Wassily Kandinsky
In the recent show of Wassily Kandinsky’s most “symphonic works”—ten compositions and related sketches and drawings—the group of officially spontaneous works (Nos. I–VI) seemed, somewhat surprisingly, all too constructed and full of faux esprit, while his supposedly most constructed works (Nos. VII–X) read as remarkably spontaneous and spiritual. The former were made when both Kandinsky’s artistic career and the century were still young. After much ambiguous effort, Kandinsky established his identity as the “first abstractionist,”—indeed, abstract expressionist (the term was first applied to his work)—and began to construct an ideology around his gesturalist position. Nos. I–VI and On the Spiritual in Art reflect his anxious desire to claim a niche for himself. In effect they lend his pseudolyrical spontaneity—his idealization and construction of it as “spiritual”an epic grandeur. Without the menacing black lines that give these superficial surfaces of colors a certain dramatic flair and depth, these studies would be nothing but a mishmash of Impressionism and Expressionism. Without such theatricality, Kandinsky’s spontaneity would not have the messianic quality he assigned to it. In short, though Kandinsky broke with what had become the entrenched ritual of representational painting, he quickly began to ritualize abstract painting.

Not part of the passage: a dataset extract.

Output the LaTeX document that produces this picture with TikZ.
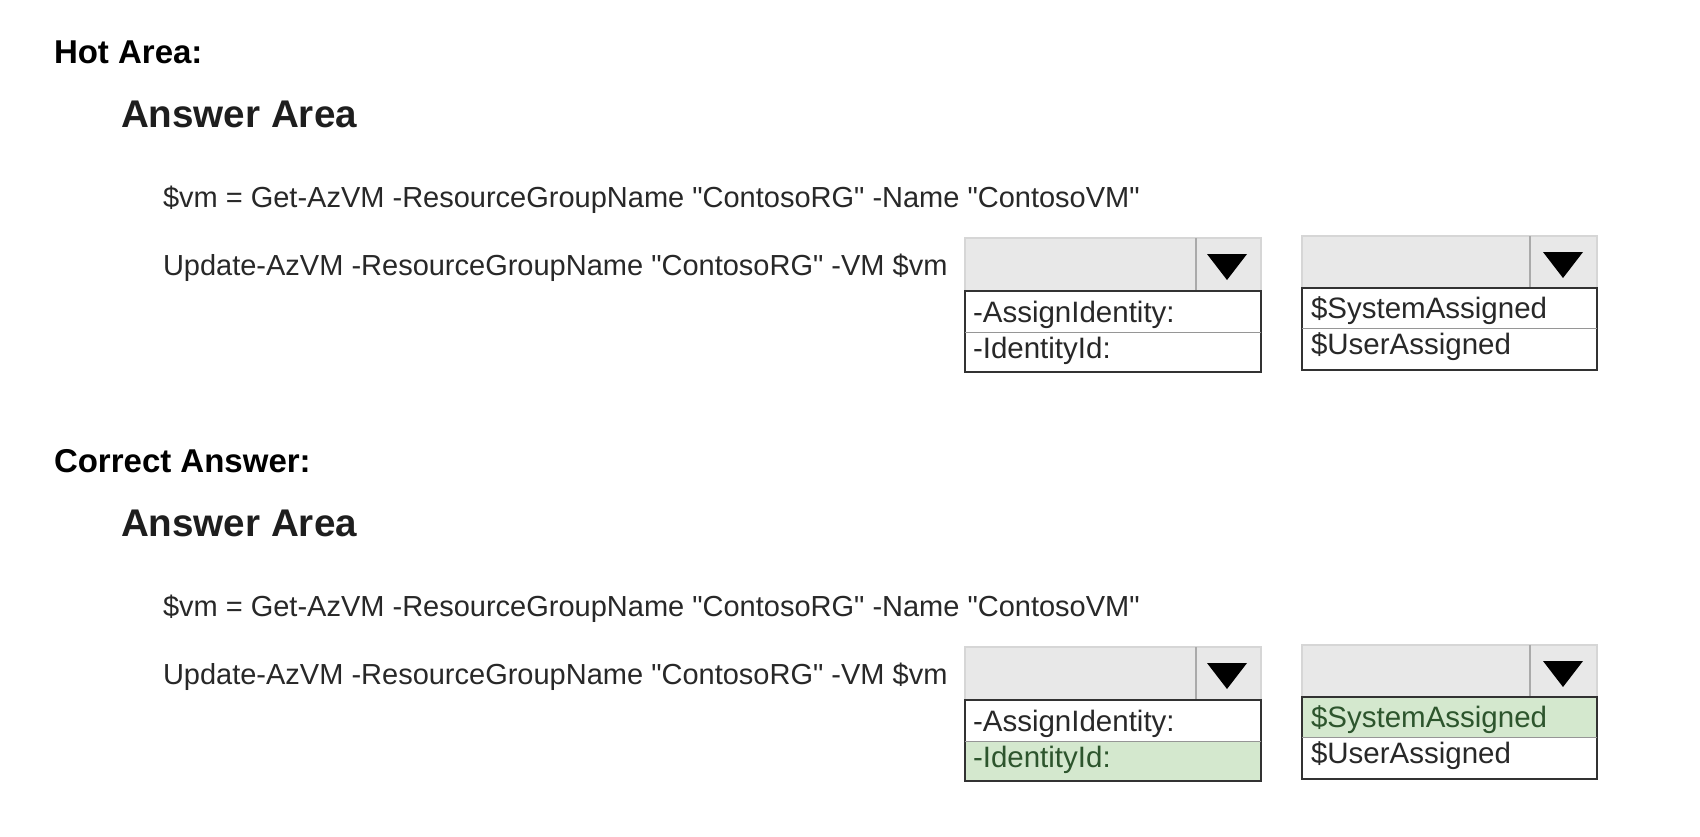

In Compositions VII–X, this process—the geometricization of spontaneity—works brilliantly. Made under the auspices of Bauhaus geometry, ingenuity, and practicality, they “breathe” (a word Clement Greenberg used like a laurel wreath) the way the earlier ones don’t. They have the solidity and comprehensiveness Kandinsky strove for in the first compositions but couldn’t quite achieve because he was possessed by an idea—that of his own genius in particular—rather than by painting. Kandinsky is the implicit star of the early compositions (the rider in Compositions II) while the later works no longer rely on his spiritualist ambition. Landscape has gone cosmic in them, but their complex organization, suggestive of what Ehrenzweig called a “hidden order” of gestalt-free effects, is their real point. These works stand in sharp contrast to the early compositions in which his (near) spontaneity never registers as more than a blind meandering in search of a generalized spiritual effect. The paradox of the relationship between the early and late compositions is that while the former often give us innovative gestures, those gestures end up looking like bizarre organic ornaments, whereas in the latter, geometry becomes a vehicle for uncompromised transcendence. In other words, there is more spiritual plenitude in the lush geometrical decorativeness of No. IX, 1936, than in all the would-be-visceral, artfully urgent colors and gestures (and manicured incoherence) of Nos. I–VI. Kandinsky did finally arrive in the pure esthetic heaven of his dreams, albeit by way of a path more tortuous than the one upon which he initially embarked.